To understand what is double spending, you need to know how it works. When you send digital money, the transaction goes into a system. If that system is slow or weak, someone can trick it by sending the same money to two different places.
For example, someone could buy a product, get it shipped, and then maybe cancel the payment on their end so that their wallet still shows the same balance. This creates a double spend opportunity – money can be used again. It’s a big risk in cryptocurrencies like Bitcoin but largely solved because of how Bitcoin uses the concept of mining to secure its network.
Even then though, it’s still possible. Attackers use different tricks to pull off a double spend attack, especially on weak or small networks.
Types Of Double Spending Attacks
Let’s look at the most common types of double spending attacks in detail:
Finney Attack
In a Finney attack, the attacker is also a miner.
First, the attacker mines a block in private, without sharing it with the rest of the network. Inside that private block, they include a transaction that sends coins to another one of their own wallets.
But instead of broadcasting this block, they use the same coins to buy something else from a merchant. Right after the merchant accepts the payment and delivers the product or service, the attacker publishes their mined block with the original transaction.
Since the attacker’s block gets accepted by the network (because it’s valid and was mined first), the second transaction gets rejected, meaning the merchant never really gets paid.
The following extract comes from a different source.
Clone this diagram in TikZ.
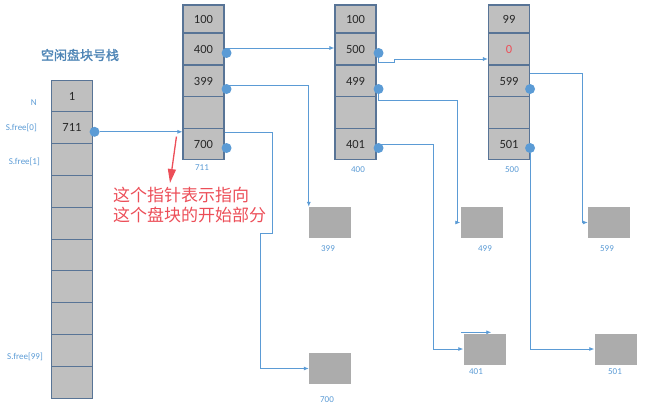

This attack only works if the merchant accepts the payment without waiting for confirmations. That’s why merchants are usually advised to wait for at least 1-6 confirmations before trusting a transaction.
Race attack
The Race attack is the most basic and common type of double spend attack. The attacker creates two transactions using the same coins at the same time. One transaction goes to the merchant (for a product), and the other sends the coins back to themselves.
These two transactions “race” each other to get confirmed on the blockchain. If the attacker’s own transaction gets confirmed first, the merchant’s transaction becomes invalid. It works when the merchant accepts transactions immediately after they see them, without waiting for any confirmations.
Because Bitcoin and other blockchains work on a first-confirmed basis. If two transactions conflict, only the one that gets mined first is accepted.
51% Attack
If someone controls over 50% of a network’s mining power, they can change the rules. This is the most dangerous blockchain double spend method. It gives them full control to cancel or reverse transactions.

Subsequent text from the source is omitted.